The Curiosity rover has been in Mars’ Gale Crater in 2012, and since then, has been studying all things Martian, so we can know more about the planet’s past.
Well, what we now know, more than anything, is how much we don’t understand about what’s happening out there.
Case in point: the rover’s tunable laser spectrometer (or Sample Analysis at Mars, SAM) recently found a huge amount of methane–the largest since landing there.
Followed closely by the discovery that oxygen is behaving in a way scientists don’t quite understand.
In the past six years, SAM has determined the following about the atmosphere of Mars: 95 percent is carbon dioxide, 2.6 percent molecular nitrogen, 1.9 percent argon, 0.16 percent oxygen and 0.06 percent carbon monoxide.
Mars has seasons sort of like Earth, but they happen because the air pressure changes when carbon dioxide gas freezes at the poles during winter. This event causes the air pressure to lower. When the carbon dioxide eventually evaporates and is redistributed into the atmosphere, the air pressure rises for a Mars spring and summer.
Nitrogen and argon followed a similar pattern.
Oxygen, however, didn’t.
It actually rose and peaked at 30 percent during spring and summer, then lowered to normal levels in fall.
This pattern has repeated itself since Curiosity started monitoring.
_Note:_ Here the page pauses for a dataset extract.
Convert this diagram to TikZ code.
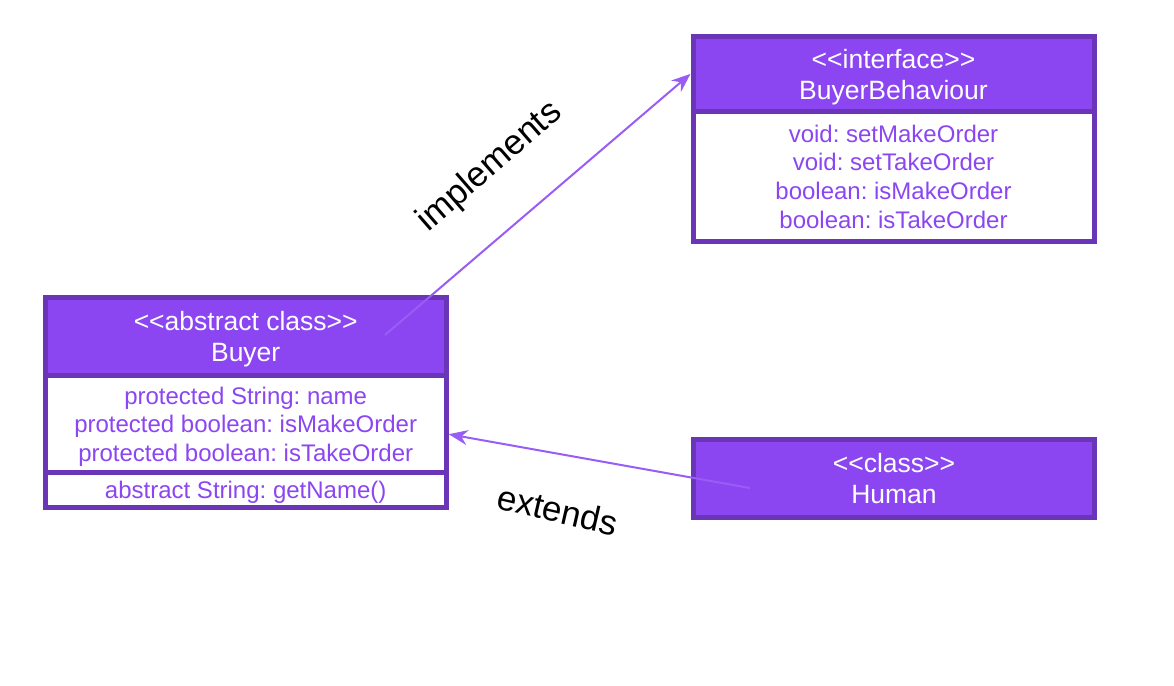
\documentclass[tikz,border=0pt]{standalone}
\usepackage{fontspec}
\setmainfont{Liberation Sans}
\frenchspacing
\usetikzlibrary{arrows.meta}
\definecolor{umlfill}{HTML}{8B46F2}
\definecolor{umlline}{HTML}{6A35B6}
\tikzset{
  umlhead/.style={draw=umlline,fill=umlfill,line width=5pt,text=white,align=center,
    inner sep=0pt,minimum width=401pt,font=\fontsize{26.5}{31}\selectfont,text depth=-4.5pt},
  umlbody/.style={draw=umlline,fill=white,line width=5pt,text=umlfill,align=center,
    inner sep=0pt,minimum width=401pt,font=\fontsize{24}{28.7}\selectfont,text depth=-2pt},
  umlarrow/.style={draw=umlfill!88!white,line width=2pt,-{Stealth[length=19pt,width=15pt]}},
  umllabel/.style={font=\fontsize{35}{40}\selectfont,inner sep=0pt}
}
\begin{document}
\begin{tikzpicture}[x=1pt,y=-1pt]
\useasboundingbox (0,0) rectangle (1174,685);
% Interface: BuyerBehaviour
\node[umlhead,minimum height=75pt,text depth=-11pt] (ifhead) at (893.5,73.9) {<{}<interface>{}>\\BuyerBehaviour};
\node[umlbody,minimum height=130pt] (ifbody) at (893.5,176.5)
  {void: setMakeOrder\\void: setTakeOrder\\boolean: isMakeOrder\\boolean: isTakeOrder};
% Abstract class: Buyer
\node[umlhead,minimum height=77.5pt] (buyerhead) at (245.7,336.7) {<{}<abstract class>{}>\\Buyer};
\node[umlbody,minimum height=97.5pt] (buyerattr) at (245.7,424.2)
  {protected String: name\\protected boolean: isMakeOrder\\protected boolean: isTakeOrder};
\node[umlbody,minimum height=34.5pt] (buyerop) at (245.7,490.2) {abstract String: getName()};
% Class: Human
\node[umlhead,minimum height=77.5pt] (humanhead) at (894,478.7) {<{}<class>{}>\\Human};
% Relations
\coordinate (implfrom) at (385,335);
\coordinate (extfrom) at (750,488);
\draw[umlarrow] (implfrom) -- (ifhead.west);
\draw[umlarrow] (extfrom) -- ([yshift=-10pt]buyerattr.east);
\node[umllabel,rotate=41] (impllabel) at (490,167) {implements};
\node[umllabel,rotate=-13] (extlabel) at (558,510) {extends};
\end{tikzpicture}
\end{document}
The only difference was that the levels of oxygen rising and falling varied.
Is the oxygen being created by something? What’s causing it to fall?
According to CNN, one of the authors of a new paper covering the seasonal variations, Sushil Atreya, said the data was “mind boggling.”
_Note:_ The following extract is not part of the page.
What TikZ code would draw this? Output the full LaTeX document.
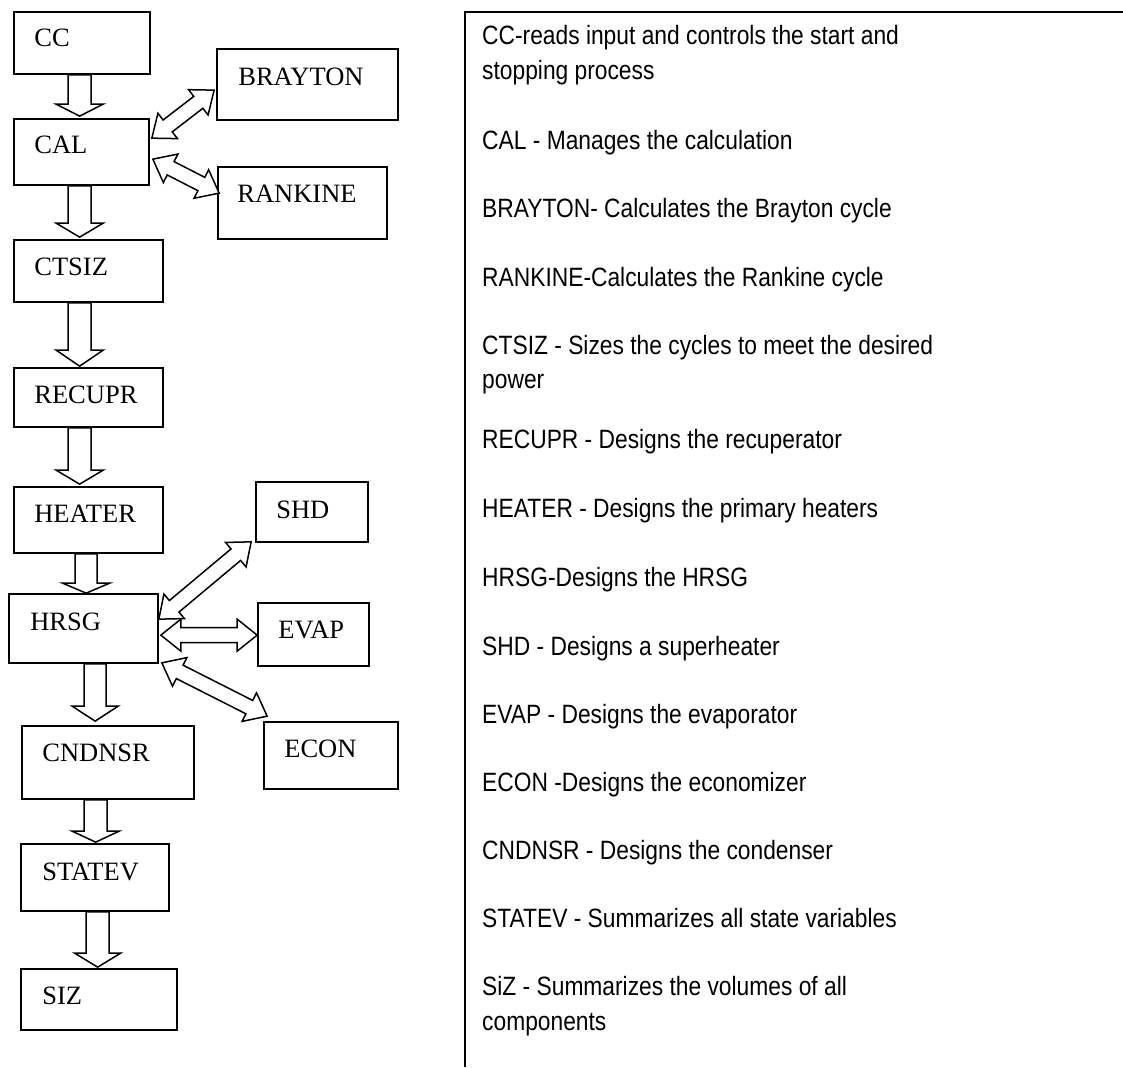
\documentclass[tikz,border=0pt]{standalone}
\usepackage{fontspec}
\setmainfont{Liberation Serif}
\newfontfamily\descfont[FakeStretch=0.86]{Liberation Sans}
\usetikzlibrary{calc,fit}
\tikzset{
  box/.style={draw, line width=1.7pt, inner sep=0pt, rectangle},
  boxtext/.style={anchor=base west, inner sep=0pt, font=\fontsize{26.5}{30}\selectfont},
  desc/.style={anchor=base west, inner sep=0pt, font=\descfont\fontsize{26.5}{34}\selectfont},
  blk/.style={draw, fill=white, line width=1.5pt, line join=miter},
  panel/.style={line width=1.7pt},
}
% single-headed block arrow: from, to, shaft half width, head half width, head length
\newcommand\sblk[5]{%
  \coordinate (tmpH) at ($(#2)!#5!(#1)$);
  \draw[blk] ($(#1)!#3!90:(#2)$) -- ($(tmpH)!#3!90:(#2)$) -- ($(tmpH)!#4!90:(#2)$) -- (#2)
    -- ($(tmpH)!#4!-90:(#2)$) -- ($(tmpH)!#3!-90:(#2)$) -- ($(#1)!#3!-90:(#2)$) -- cycle;}
% double-headed block arrow
\newcommand\dblk[5]{%
  \coordinate (tmpH) at ($(#2)!#5!(#1)$);
  \coordinate (tmpT) at ($(#1)!#5!(#2)$);
  \draw[blk] (#1) -- ($(tmpT)!#4!90:(#2)$) -- ($(tmpT)!#3!90:(#2)$) -- ($(tmpH)!#3!90:(#2)$)
    -- ($(tmpH)!#4!90:(#2)$) -- (#2) -- ($(tmpH)!#4!-90:(#2)$) -- ($(tmpH)!#3!-90:(#2)$)
    -- ($(tmpT)!#3!-90:(#2)$) -- ($(tmpT)!#4!-90:(#2)$) -- cycle;}
\begin{document}
\begin{tikzpicture}[x=1pt,y=-1pt]
\useasboundingbox (0,0) rectangle (1123,1067);
\fill[white] (0,0) rectangle (1123,1067);

% boxes
\node[box, fit={(14,12) (150,74)}] (cc) {};
\node[box, fit={(14,119) (149,185)}] (cal) {};
\node[box, fit={(217,49) (398,120)}] (brayton) {};
\node[box, fit={(218,167) (387,239)}] (rankine) {};
\node[box, fit={(14,240) (163,302)}] (ctsiz) {};
\node[box, fit={(14,368) (163,427)}] (recupr) {};
\node[box, fit={(14,487) (163,553)}] (heater) {};
\node[box, fit={(256,482) (368,542)}] (shd) {};
\node[box, fit={(9,594) (158,663)}] (hrsg) {};
\node[box, fit={(258,603) (369,666)}] (evap) {};
\node[box, fit={(264,722) (398,789)}] (econ) {};
\node[box, fit={(22,726) (194,799)}] (cndnsr) {};
\node[box, fit={(21,844) (169,911)}] (statev) {};
\node[box, fit={(21,969) (177,1030)}] (siz) {};

% box labels
\node[boxtext] (tcc) at ($(cc.north west)+(21,35)$) {CC};
\node[boxtext] (tcal) at ($(cal.north west)+(21,35)$) {CAL};
\node[boxtext] (tbrayton) at ($(brayton.north west)+(22,37)$) {BRAYTON};
\node[boxtext] (trankine) at ($(rankine.north west)+(20,36)$) {RANKINE};
\node[boxtext] (tctsiz) at ($(ctsiz.north west)+(21,36)$) {CTSIZ};
\node[boxtext] (trecupr) at ($(recupr.north west)+(21,36)$) {RECUPR};
\node[boxtext] (theater) at ($(heater.north west)+(21,36)$) {HEATER};
\node[boxtext] (tshd) at ($(shd.north west)+(21,37)$) {SHD};
\node[boxtext] (thrsg) at ($(hrsg.north west)+(22,37)$) {HRSG};
\node[boxtext] (tevap) at ($(evap.north west)+(21,36)$) {EVAP};
\node[boxtext] (tecon) at ($(econ.north west)+(21,36)$) {ECON};
\node[boxtext] (tcndnsr) at ($(cndnsr.north west)+(21,36)$) {CNDNSR};
\node[boxtext] (tstatev) at ($(statev.north west)+(22,37)$) {STATEV};
\node[boxtext] (tsiz) at ($(siz.north west)+(22,36)$) {SIZ};

% vertical block arrows
\coordinate (a1s) at ($(cc.south west)+(66.5,0)$);      \coordinate (a1e) at ($(cal.north west)+(66.5,-2)$);
\coordinate (a2s) at ($(cal.south west)+(66.5,0)$);     \coordinate (a2e) at ($(ctsiz.north west)+(66.5,-2)$);
\coordinate (a3s) at ($(ctsiz.south west)+(66.5,0)$);   \coordinate (a3e) at ($(recupr.north west)+(66.5,-1)$);
\coordinate (a4s) at ($(recupr.south west)+(66.5,0)$);  \coordinate (a4e) at ($(heater.north west)+(66.5,-2)$);
\coordinate (a5s) at ($(heater.south west)+(73,0)$);    \coordinate (a5e) at ($(hrsg.north west)+(78,0)$);
\coordinate (a6s) at ($(hrsg.south west)+(87,0)$);      \coordinate (a6e) at ($(cndnsr.north west)+(74,-4)$);
\coordinate (a7s) at ($(cndnsr.south west)+(74.5,0)$);  \coordinate (a7e) at ($(statev.north west)+(75.5,-1)$);
\coordinate (a8s) at ($(statev.south west)+(77.5,0)$);  \coordinate (a8e) at ($(siz.north west)+(77.5,-1)$);
\sblk{a1s}{a1e}{11.5pt}{23.5pt}{12pt}
\sblk{a2s}{a2e}{11.5pt}{23.5pt}{14pt}
\sblk{a3s}{a3e}{11.5pt}{23.5pt}{16pt}
\sblk{a4s}{a4e}{11.5pt}{23.5pt}{14pt}
\sblk{a5s}{a5e}{11pt}{23.5pt}{10pt}
\sblk{a6s}{a6e}{11pt}{23pt}{15pt}
\sblk{a7s}{a7e}{11.5pt}{23.5pt}{11pt}
\sblk{a8s}{a8e}{11.5pt}{23pt}{14pt}

% diagonal / horizontal double block arrows
\coordinate (d1a) at ($(cal.north east)+(2,20)$);     \coordinate (d1b) at ($(brayton.north west)+(-2,42)$);
\coordinate (d2a) at ($(cal.north east)+(3,41)$);     \coordinate (d2b) at ($(rankine.north west)+(2,27)$);
\coordinate (d3a) at ($(hrsg.north east)+(0,26)$);    \coordinate (d3b) at ($(shd.south west)+(-4,-1)$);
\coordinate (d4a) at ($(hrsg.north east)+(2,42)$);    \coordinate (d4b) at ($(evap.north west)+(0,33)$);
\coordinate (d5a) at ($(hrsg.south east)+(3,-1)$);    \coordinate (d5b) at ($(econ.north west)+(4,-5)$);
\dblk{d1a}{d1b}{7.5pt}{16pt}{20pt}
\dblk{d2a}{d2b}{7.5pt}{16pt}{20pt}
\dblk{d3a}{d3b}{7.5pt}{16pt}{20pt}
\dblk{d4a}{d4b}{7.5pt}{16pt}{20pt}
\dblk{d5a}{d5b}{7.5pt}{16pt}{20pt}

% description panel
\coordinate (pbot) at (465,1067);
\coordinate (pcorner) at (465,12);
\coordinate (pright) at (1123,12);
\draw[panel] (pbot) -- (pcorner) -- (pright);

\node[desc] (l1) at (482,45) {CC-reads input and controls the start and};
\node[desc] (l2) at (482,80) {stopping process};
\node[desc] (l3) at (482,150) {CAL - Manages the calculation};
\node[desc] (l4) at (482,218) {BRAYTON- Calculates the Brayton cycle};
\node[desc] (l5) at (482,286) {RANKINE-Calculates the Rankine cycle};
\node[desc] (l6) at (482,354) {CTSIZ - Sizes the cycles to meet the desired};
\node[desc] (l7) at (482,388) {power};
\node[desc] (l8) at (482,448) {RECUPR - Designs the recuperator};
\node[desc] (l9) at (482,517) {HEATER - Designs the primary heaters};
\node[desc] (l10) at (482,586) {HRSG-Designs the HRSG};
\node[desc] (l11) at (482,655) {SHD - Designs a superheater};
\node[desc] (l12) at (482,723) {EVAP - Designs the evaporator};
\node[desc] (l13) at (482,791) {ECON -Designs the economizer};
\node[desc] (l14) at (482,859) {CNDNSR - Designs the condenser};
\node[desc] (l15) at (482,927) {STATEV - Summarizes all state variables};
\node[desc] (l16) at (482,995) {SiZ - Summarizes the volumes of all};
\node[desc] (l17) at (482,1030) {components};
\end{tikzpicture}
\end{document}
The scientists involved in the study were so puzzled they even had the rover checked out for operational issues. But Curiosity was working as usual.
Melissa Trainer, study author and planetary scientist at NASA’s Goddard Space Flight Center, said:
We’re struggling to explain this. The fact that the oxygen behavior isn’t perfectly repeatable every season makes us think that it’s not an issue that has to do with atmospheric dynamics. It has to be some chemical source and sink (of elements into the soil) that we can’t yet account for.
So, what about the huge amount of methane?
On Earth, most of our methane is created by living things, but also by rocks and water. Mars has plenty of rocks and water.
Principal Investigator Paul Mahaffy of NASA’s Goddard Spaceflight Center in Greenbelt, Maryland, noted that current measurement systems cannot determine the exact source of methane. What they do know, however, is that the methane fluctuates with the seasons as widely as oxygen.
Could the strange behavior of the two gases be related somehow?
Atreya believes so, although no one can figure out how.
In the meantime, the team invites any and all Martian experts to chime in.